The Origin of the Little Prince

Wednesday, January 14th, 2015

I might’ve read Le Petit Prince back in the day if I’d known more about its origin:

It all began with the child of a Polish migrant labourer expelled from France. In 1935,  Antoine de Saint-Exupéry was already a cult bestseller who had transformed his exploits as a pioneer pilot on air mail routes into books that mixed daredevil adventure with philosophical reflection. He took a trip to the Soviet Union for a newspaper assignment.

On the way to Moscow, as he wrote in 1939 at the close of his classic Wind, Sand and Stars, he shared a train from Paris with hundreds of redundant Polish workers and their  families. Among them was an “adorable” boy, “a masterpiece of charm and grace” and “a kind of golden fruit”. For Saint-Exupéry, “Little princes in legends were just like him: protected, cultivated… what might he not become?” But for this little prince, who might have grown like a “new rose” into another Mozart, only the toil and pain of life in the “stamping machine” of industrial society beckoned.

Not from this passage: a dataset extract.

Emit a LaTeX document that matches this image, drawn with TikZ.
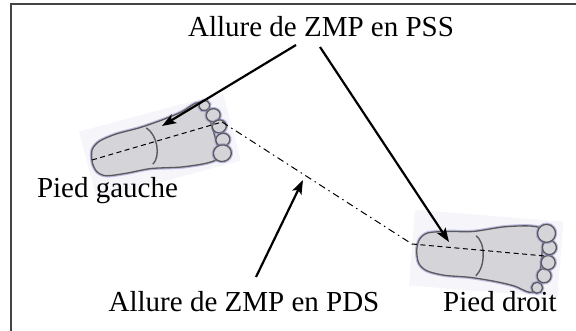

That little Polish prince, with his aura of roses and gardens, stayed with the writer. In 1942, depressed by his American exile after the fall of France, the romantic émigré needed to repair his own career in this strange land. The French wife of his New York publisher saw how well PL Travers had done with her Mary Poppins stories. Might “Saint-Ex” (as everybody called him) turn his hand to a children’s book for Reynal & Hitchcock? Saint-Ex did, working through caffeine-fuelled nights in the house he shared in Asharoken on Long Island. It was published, in both English and French, in April 1943, then in liberated France late in 1945.

Although over-age, overweight, scarred and stiff through the injuries from crash-landings, the 43-year-old author was desperate to fly again as the Allies advanced. Saint-Ex joined a Free French air force squadron based in Sardinia, then Corsica. On 31 July 1944, after his ninth reconnaissance mission, his plane disappeared into the Mediterranean near Marseille. As The Little Prince ends, the airman narrator knows that the small hero who has allowed a golden snake to bite him “did go back to his planet, because I did not find his body at daybreak”. Although the wreckage of his P-38 Lightning and even his bracelet have emerged from the sea, no one – beyond all doubt – has ever found Saint-Exupéry’s either.